Постмодернистским роман Зюскинда делает не только умело замаскированный диалог различных дискурсов, но также неоднозначная интенция этого диалога. С одной стороны, «История одного убийцы» (подзаголовок романа – Н.Г.) Зюскинда есть, собственно говоря, ежедневное убийство постоянно беспокоящего нас великого искусства прошлого» [150; 178]; с другой – она же есть и постоянная его реанимация, импульс к его актуальному бытию в новых контекстах. В пародии Зюскинда явственно различимы ностальгические оттенки, что позволяет усомниться в её однозначно субверсивной интенции. Отсюда – затруднения, возникающие при квалификации зюскиндовской гипертекстуальности. Как замечает Дж.Райан, Зюскинд всё время балансирует «на границе пастиша и пародии» [207; 97]. «Позитивная стратегия» Зюскинда предполагает игру с уже существующими культурными знаками, способствуя их интеграции в пространство современной культуры – но не в качестве путеводных маяков, и не в качестве жупелов, а в качестве музейной коллекции, способной вызвать у читателя и ностальгию, и снисходительную усмешку. Метод работы Зюскинда с гипотекстами, прямо противоположен модернистскому – отказ от монтажной техники, иллюзия гомогенности текста, равно как и сознательный отказ от формальных ухищрений – простейшая монолинеарная структура, наличие ярко выраженного центрального персонажа, усреднённая традиционная повествовательная интонация, в которой растворяются индивидуальные стили множества авторов. Таким образом, если, допустим, модернист Джойс «использует пастиш как форму дистанцирования, то Зюскинд применяет его, чтобы установить связи» [207; 101].

Зюскинд сам попадает под обаяние "каннибализированных" им дискурсов, не идентифицируя, однако, свой собственный ни с одним из них. То обстоятельство, что гипотексты, использованные Зюскиндом, в подавляющем большинстве созданы в эстетике «Бури и натиска», романтизма, символизма, декаданса и «высокого модернизма» свидетельствует о неослабевающем интересе современного автора (и его читателей) к теориям и практике обожествления искусства и эстетизации религии. Выбор отдельных гипотекстов продиктован ностальгией по тем временам, когда искусству приписывались миросозидающие и объясняющие мир функции.
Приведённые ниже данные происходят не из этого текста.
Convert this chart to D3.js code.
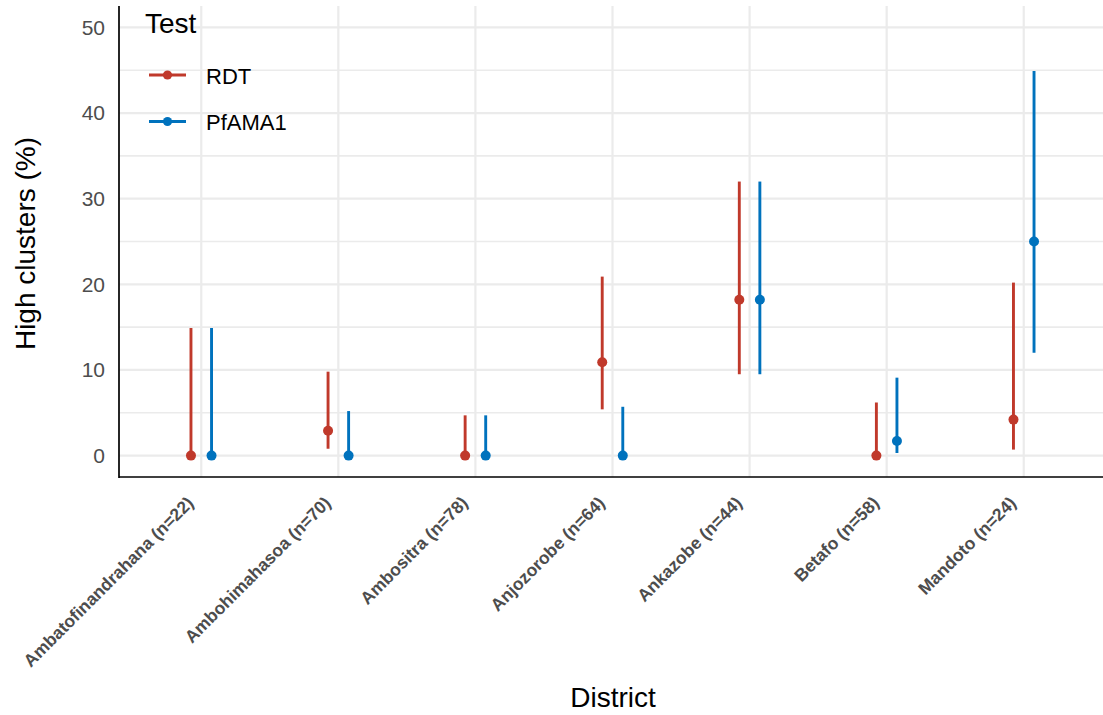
<!DOCTYPE html>
<html>
<head>
<meta charset="utf-8">
<script src="https://cdn.jsdelivr.net/npm/d3@7"></script>
<style>
  body { margin: 0; background: #fff; }
  svg { display: block; font-family: "Liberation Sans", Arial, Helvetica, sans-serif; }
</style>
</head>
<body>
<svg id="chart" width="1103" height="715"></svg>
<script>
// Districts (with number of clusters) and the two diagnostic tests
const districts = [
  "Ambatofinandrahana (n=22)",
  "Ambohimahasoa (n=70)",
  "Ambositra (n=78)",
  "Anjozorobe (n=64)",
  "Ankazobe (n=44)",
  "Betafo (n=58)",
  "Mandoto (n=24)"
];
const tests = ["RDT", "PfAMA1"];
const testColors = ["#C0392B", "#0072BD"];

// Percentage of high clusters with 95% interval, per district
const rdtEst   = [0.0, 2.9, 0.0, 10.9, 18.2, 0.0, 4.2];
const rdtLow   = [0.0, 0.8, 0.0, 5.4, 9.5, 0.0, 0.7];
const rdtHigh  = [14.9, 9.8, 4.7, 20.9, 32.0, 6.2, 20.2];
const amaEst   = [0.0, 0.0, 0.0, 0.0, 18.2, 1.7, 25.0];
const amaLow   = [0.0, 0.0, 0.0, 0.0, 9.5, 0.3, 12.0];
const amaHigh  = [14.9, 5.2, 4.7, 5.7, 32.0, 9.1, 44.9];

const yTicks = [0, 10, 20, 30, 40, 50];
const yMinor = [5, 15, 25, 35, 45];

const rows = [];
districts.forEach((d, i) => {
  rows.push({ district: d, test: tests[0], est: rdtEst[i], lo: rdtLow[i], hi: rdtHigh[i] });
  rows.push({ district: d, test: tests[1], est: amaEst[i], lo: amaLow[i], hi: amaHigh[i] });
});

const svg = d3.select("#chart");
const plotLeft = 119, plotRight = 1106, plotTop = 6, plotBottom = 477;

const x = d3.scalePoint().domain(districts).range([plotLeft, plotRight]).padding(0.6);
const step = x.step();
const dodge = d3.scalePoint().domain(tests).range([-0.075 * step, 0.075 * step]);
const y = d3.scaleLinear().domain([-2.5, 52.5]).range([plotBottom, plotTop]);
const color = d3.scaleOrdinal().domain(tests).range(testColors);

// Grid
const grid = svg.append("g");
grid.selectAll("line.minor").data(yMinor).join("line")
  .attr("x1", plotLeft).attr("x2", 1103)
  .attr("y1", d => y(d)).attr("y2", d => y(d))
  .attr("stroke", "#ebebeb").attr("stroke-width", 1.6);
grid.selectAll("line.major").data(yTicks).join("line")
  .attr("x1", plotLeft).attr("x2", 1103)
  .attr("y1", d => y(d)).attr("y2", d => y(d))
  .attr("stroke", "#ebebeb").attr("stroke-width", 2.2);
grid.selectAll("line.vx").data(districts).join("line")
  .attr("x1", d => x(d)).attr("x2", d => x(d))
  .attr("y1", plotTop).attr("y2", plotBottom)
  .attr("stroke", "#ebebeb").attr("stroke-width", 2.2);

// Intervals and point estimates
const marks = svg.append("g");
marks.selectAll("line.ci").data(rows).join("line")
  .attr("x1", d => x(d.district) + dodge(d.test))
  .attr("x2", d => x(d.district) + dodge(d.test))
  .attr("y1", d => y(d.lo)).attr("y2", d => y(d.hi))
  .attr("stroke", d => color(d.test)).attr("stroke-width", 2.9);
marks.selectAll("circle").data(rows).join("circle")
  .attr("cx", d => x(d.district) + dodge(d.test))
  .attr("cy", d => y(d.est))
  .attr("r", 5)
  .attr("fill", d => color(d.test));

// Axes
const yAxis = d3.axisLeft(y).tickValues(yTicks).tickSize(0).tickPadding(14);
const gy = svg.append("g").attr("transform", `translate(${plotLeft},0)`).call(yAxis);
gy.select(".domain").remove();
gy.selectAll("text").attr("font-size", 21).attr("fill", "#4d4d4d")
  .attr("font-family", "Liberation Sans, Arial, sans-serif");

const xAxis = d3.axisBottom(x).tickSize(0).tickPadding(0);
const gx = svg.append("g").attr("transform", `translate(0,${plotBottom})`).call(xAxis);
gx.select(".domain").remove();
gx.selectAll("text")
  .attr("font-size", 17.5).attr("font-weight", "bold").attr("fill", "#4d4d4d")
  .attr("font-family", "Liberation Sans, Arial, sans-serif")
  .attr("text-anchor", "end")
  .attr("dy", null).attr("y", 0)
  .attr("transform", "translate(-7,27) rotate(-45)");

svg.append("line").attr("x1", plotLeft).attr("x2", plotLeft).attr("y1", plotTop).attr("y2", plotBottom + 1)
  .attr("stroke", "#000").attr("stroke-width", 1.7);
svg.append("line").attr("x1", plotLeft).attr("x2", 1103).attr("y1", plotBottom).attr("y2", plotBottom)
  .attr("stroke", "#000").attr("stroke-width", 1.7);

// Axis titles
svg.append("text").attr("x", 613).attr("y", 707).attr("text-anchor", "middle")
  .attr("font-size", 28).attr("fill", "#000").text("District");
svg.append("text").attr("transform", `translate(35,243.5) rotate(-90)`)
  .attr("text-anchor", "middle").attr("font-size", 28).attr("fill", "#000")
  .text("High clusters (%)");

// Legend
const legend = svg.append("g");
legend.append("text").attr("x", 145).attr("y", 33).attr("font-size", 28).attr("fill", "#000").text("Test");
tests.forEach((t, i) => {
  const ly = 75 + i * 46.5;
  legend.append("line").attr("x1", 149).attr("x2", 186).attr("y1", ly).attr("y2", ly)
    .attr("stroke", color(t)).attr("stroke-width", 2.8);
  legend.append("circle").attr("cx", 167.5).attr("cy", ly).attr("r", 4.6).attr("fill", color(t));
  legend.append("text").attr("x", 206).attr("y", ly + 8.5).attr("font-size", 22).attr("fill", "#000").text(t);
});
</script>
</body>
</html>
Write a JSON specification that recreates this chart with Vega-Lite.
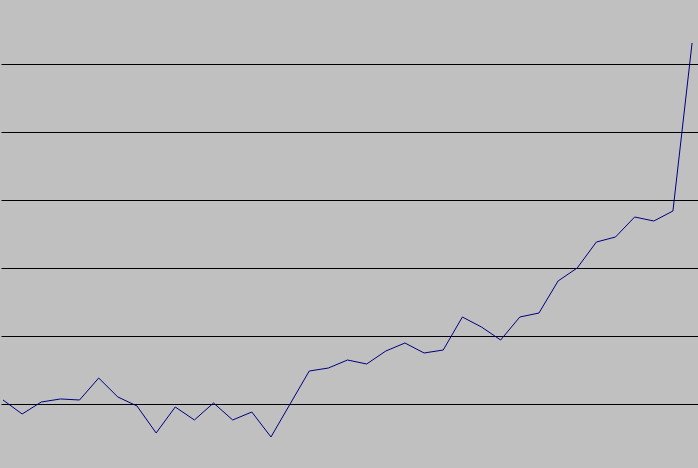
{
  "$schema": "https://vega.github.io/schema/vega-lite/v6.json",
  "autosize": {"type": "fit", "contains": "padding"},
  "width": 698,
  "height": 468,
  "padding": 0,
  "background": "#C0C0C0",
  "config": {"view": {"stroke": null, "fill": "#C0C0C0"}},
  "data": {"values": [
    {"i": 0, "v": 10.59}, {"i": 1, "v": 8.53}, {"i": 2, "v": 10.29}, {"i": 3, "v": 10.74},
    {"i": 4, "v": 10.59}, {"i": 5, "v": 13.82}, {"i": 6, "v": 11.03}, {"i": 7, "v": 9.71},
    {"i": 8, "v": 5.74}, {"i": 9, "v": 9.56}, {"i": 10, "v": 7.65}, {"i": 11, "v": 10.15},
    {"i": 12, "v": 7.65}, {"i": 13, "v": 8.82}, {"i": 14, "v": 5.15}, {"i": 15, "v": 10.0},
    {"i": 16, "v": 14.85}, {"i": 17, "v": 15.29}, {"i": 18, "v": 16.47}, {"i": 19, "v": 15.88},
    {"i": 20, "v": 17.79}, {"i": 21, "v": 18.97}, {"i": 22, "v": 17.5}, {"i": 23, "v": 17.94},
    {"i": 24, "v": 22.79}, {"i": 25, "v": 21.32}, {"i": 26, "v": 19.41}, {"i": 27, "v": 22.79},
    {"i": 28, "v": 23.38}, {"i": 29, "v": 28.09}, {"i": 30, "v": 30.0}, {"i": 31, "v": 33.82},
    {"i": 32, "v": 34.56}, {"i": 33, "v": 37.5}, {"i": 34, "v": 36.91}, {"i": 35, "v": 38.38},
    {"i": 36, "v": 63.09}
  ]},
  "mark": {"type": "line", "color": "#000080", "strokeWidth": 1},
  "encoding": {
    "x": {"field": "i", "type": "quantitative", "scale": {"domain": [-0.104, 36.31], "nice": false, "zero": false}, "axis": null},
    "y": {"field": "v", "type": "quantitative", "scale": {"domain": [0.588, 69.41], "nice": false, "zero": false},
      "axis": {"values": [10, 20, 30, 40, 50, 60], "grid": true, "gridColor": "#000000", "gridOpacity": 1, "gridWidth": 1, "domain": false, "ticks": false, "labels": false, "title": null}}
  }
}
Но в силу исторического опыта постмодернист Зюскинд знает, какие опасности таит в себе любая переоценка роли художника, любая эстетическая (как и всякая другая) утопия, любая ценностная доминанта. «Искусство больше не открывает антимиры, эта функция может только цитироваться» [221; 41]. И она постоянно цитируется, так как в душе современного читателя жива тоска по «антимирам».